# The impact of location in restaurant ratings on social media

## Introduction

When a user rates a restaurant on Foursquare he surely takes into account the quality of the food, of the service, the setting but __does the location of a restaurant impact its rating ?__

The fact that a restaurant is well located, that is to say easy to access, should increase the number of comments but not necessarily impact the ratings significantly.

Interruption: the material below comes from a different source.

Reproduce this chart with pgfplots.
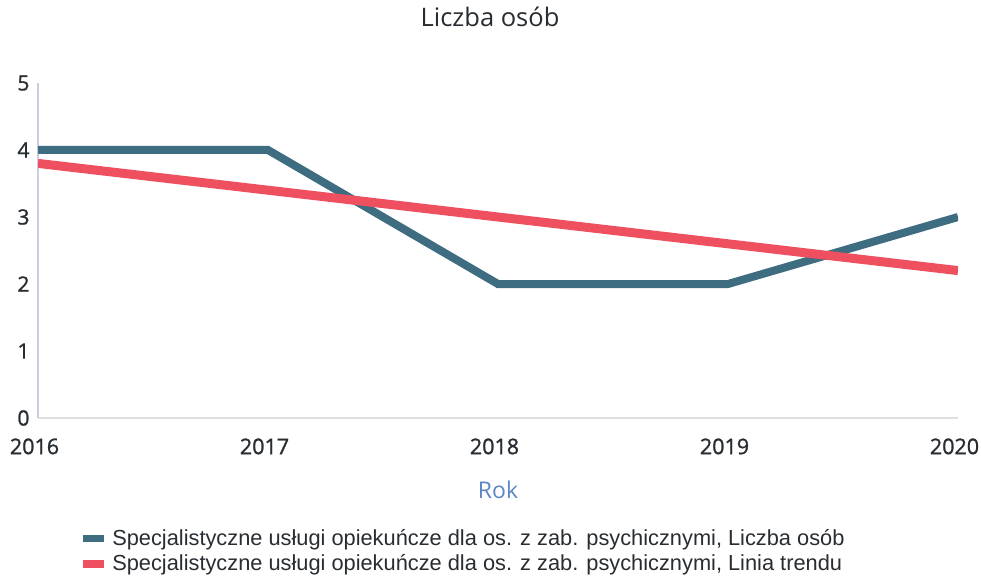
\documentclass[border=0pt]{standalone}
\usepackage{pgfplots}
\pgfplotsset{compat=1.18}
\usepackage{fontspec}
\setmainfont{Open Sans}
\newfontfamily\tickfont[FakeBold=1.2]{Open Sans}
\newfontfamily\legfont{Liberation Sans}
\definecolor{teal1}{RGB}{62,108,128}
\definecolor{red1}{RGB}{238,80,96}
\definecolor{rokc}{RGB}{92,134,196}
\definecolor{txt}{RGB}{40,45,50}
\definecolor{yax}{RGB}{200,205,225}
\begin{document}
\begin{tikzpicture}
\useasboundingbox (-38pt,-160pt) rectangle (943pt,418pt);
\begin{axis}[
  scale only axis, width=920pt, height=335pt,
  xmin=2016, xmax=2020, ymin=0, ymax=5,
  axis lines*=left,
  x axis line style={draw=black!12, line width=1.5pt},
  y axis line style={draw=yax, line width=1.5pt},
  xtick={2016,2017,2018,2019,2020}, ytick={0,1,2,3,4,5},
  major tick length=0pt,
  /pgf/number format/assume math mode=true,
  /pgf/number format/1000 sep={},
  xticklabel style={font=\tickfont\fontsize{21.5}{24}\selectfont, text=txt, yshift=-17pt, xshift=-3.5pt},
  yticklabel style={font=\tickfont\fontsize{21}{24}\selectfont, text=txt, xshift=-5pt},
  title={Liczba osób},
  title style={font=\fontsize{25.5}{28}\selectfont, text=txt, at={(0.5,1)}, anchor=base, yshift=50pt, xshift=-8pt},
  xlabel={Rok},
  xlabel style={font=\fontsize{23}{26}\selectfont, text=rokc, at={(0.5,0)}, anchor=base, yshift=-80pt},
  legend style={at={(0.049,-0.325)}, anchor=north west, draw=none, fill=none,
    font=\legfont\fontsize{21.8}{24}\selectfont, text=txt, row sep=0pt, column sep=6pt, inner sep=0pt,
    nodes={text height=16pt, text depth=5.5pt}},
  legend cell align=left,
  legend image code/.code={\fill[#1, draw=none] (0pt,-2.5pt) rectangle (21pt,5pt);},
]
\addplot[teal1, line width=8pt] coordinates {(2016,4)(2017,4)(2018,2)(2019,2)(2020,3)};
\addlegendentry{Specjalistyczne usługi opiekuńcze dla os. z zab. psychicznymi, Liczba osób}
\addplot[red1, line width=9pt] coordinates {(2016,3.8)(2017,3.4)(2018,3.0)(2019,2.6)(2020,2.2)};
\addlegendentry{Specjalistyczne usługi opiekuńcze dla os. z zab. psychicznymi, Linia trendu}
\end{axis}
\end{tikzpicture}
\end{document}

In this study, we will see if a correlation exists between the location of a restaurant and its global score on Foursquare. 

__Target audience :__
If this correlation exists, this study will show the most popular areas in NYC to open a restaurant. This map will help entrepreneurs who want to open a restaurant in NYC, providing guidance on which area to choose to settle their restaurant.

## Table of Contents

Before we get the data and start exploring it, let's download all the dependencies that we will need.

In [15]:
import json # library to handle JSON files

import pandas as pd # library for data analsysis
pd.set_option('display.max_columns', None)
pd.set_option('display.max_rows', None)

import requests # library to handle requests

## 1. Download and Explore Dataset

To answer this question, we will analyze the Foursquare ratings of NYC restaurants. For that, we will use the Foursquare API to get the geographical coordinates and ratings of all the restaurants in NYC. Then we will display the results on a map to see if some areas have significant higher score.

NYC has a total of 5 boroughs and 306 neighbourhoods. In order to segment the neighborhoods and explore them, we will essentially need a dataset that contains the 5 boroughs and the neighbourhoods that exist in each borough as well as the the latitude and longitude coordinates of each neighborhood.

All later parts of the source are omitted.